As mentioned in the main text, ensemble methods such as ABINet [24] and SRN [80] utilize a standalone or external Language Model (LM). In Table 9, we show the cost measurements of **fvcore** on the full ABINet model for a single input, as well as the measurement breakdown for its component models. We can see that while the LM accounts for around 34.48% of the parameter count, it only uses13.65% of the overall FLOPS and 15.78% of the overall activations (a measure shown to be correlated with model runtime [22,76]). When evaluated in spelling correction on the 36-character set, the LM achieves a top-5 word accuracy of only 41.9% [24]. With the ground truth label itself as input (Table 10), the same model gets a top-1 word accuracy of only 50.44% (36-char). This means that even if the Vision Model (VM) is perfect (always predicting the correct label), the LM will produce a wrong output 50% of the time. In summary, the external LM’s dedicated compute cost, underutilization relative to its parameter and memory requirements, and dismal word accuracy show the inefficiency of this approach. For STR, an internal LM might be more appropriate since the primary input signal is the image, not the language context.

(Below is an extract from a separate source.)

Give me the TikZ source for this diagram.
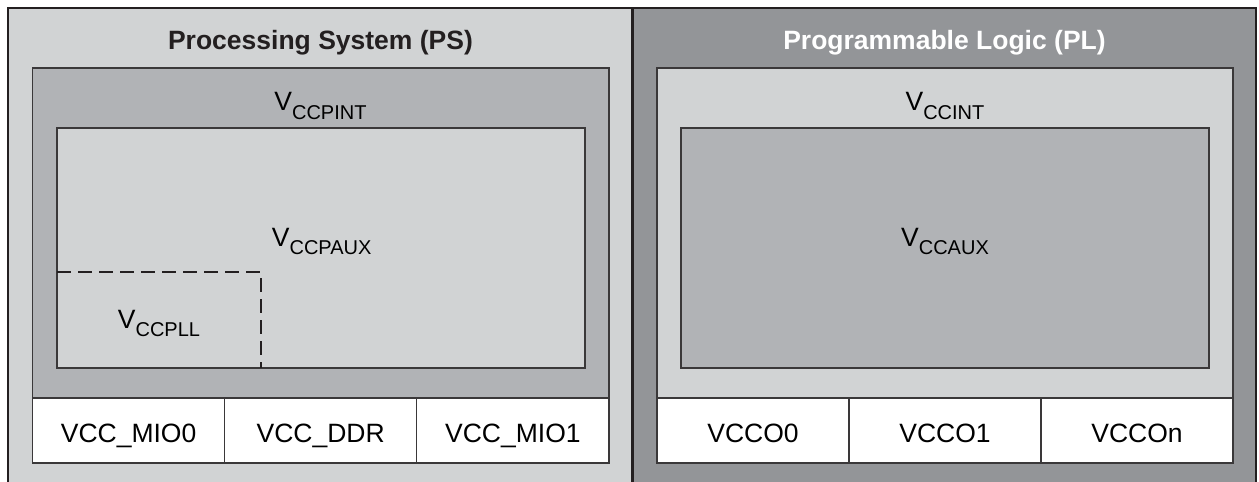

**Table 9.** Commonly used cost indicators as measured by `fvcore` for ABINet. *Full Model* pertains to the overall measurements

<table border="1">
<thead>
<tr>
<th>Module</th>
<th># of Parameters (M)</th>
<th>FLOPS (G)</th>
<th># of Activations (M)</th>
</tr>
</thead>
<tbody>
<tr>
<td>Full Model</td>
<td>36.858 (100.00%)</td>
<td>7.289 (100.00%)</td>
<td>10.785 (100.00%)</td>
</tr>
<tr>
<td>- Vision</td>
<td>23.577 (63.97%)</td>
<td>6.249 (85.73%)</td>
<td>9.036 (83.78%)</td>
</tr>
<tr>
<td>- Language</td>
<td>12.707 (34.48%)</td>
<td>0.995 (13.65%)</td>
<td>1.702 (15.78%)</td>
</tr>
<tr>
<td>- Alignment</td>
<td>0.574 (1.55%)</td>
<td>0.045 (0.62%)</td>
<td>0.047 (0.44%)</td>
</tr>
</tbody>
</table>

**Table 10.** Performance of ABINet’s LM when the ground truth label itself is used as the input

<table border="1">
<thead>
<tr>
<th>Dataset</th>
<th># of samples</th>
<th>Word acc. (%)</th>
<th>1 - NED</th>
</tr>
</thead>
<tbody>
<tr>
<td>IIT5k</td>
<td>3,000</td>
<td>47.33</td>
<td>69.50</td>
</tr>
<tr>
<td>SVT</td>
<td>647</td>
<td>65.38</td>
<td>83.48</td>
</tr>
<tr>
<td>IC13</td>
<td>1,015</td>
<td>62.07</td>
<td>78.77</td>
</tr>
<tr>
<td>IC15</td>
<td>2,077</td>
<td>40.49</td>
<td>67.72</td>
</tr>
<tr>
<td>SVTP</td>
<td>645</td>
<td>65.27</td>
<td>83.08</td>
</tr>
<tr>
<td>CUTE80</td>
<td>288</td>
<td>46.88</td>
<td>68.65</td>
</tr>
<tr>
<td><b>Combined</b></td>
<td><b>7,672</b></td>
<td><b>50.44</b></td>
<td><b>72.54</b></td>
</tr>
</tbody>
</table>

## C Multi-head Attention

The attention mechanism is central to the operation of Transformers [69]. In scaled dot-product attention, the similarity scores between two  $d_k$ -dimensional vectors  $\mathbf{q}$  (query) and  $\mathbf{k}$  (key), computed using their dot-product, are used totransform a  $d_v$ -dimensional vector  $\mathbf{v}$  (value). Formally, scaled dot-product attention is defined as:

$$\text{Attn}(\mathbf{q}, \mathbf{k}, \mathbf{v}) = \text{softmax} \left( \frac{\mathbf{q}\mathbf{k}^T}{\sqrt{d_k}} \right) \mathbf{v} \quad (7)$$

It accepts an optional *attention mask* that limits which *keys* the *queries* could attend to. In a Transformer with token dimensionality of  $d_{model}$ ,  $d_k = d_v = d_{model}$ .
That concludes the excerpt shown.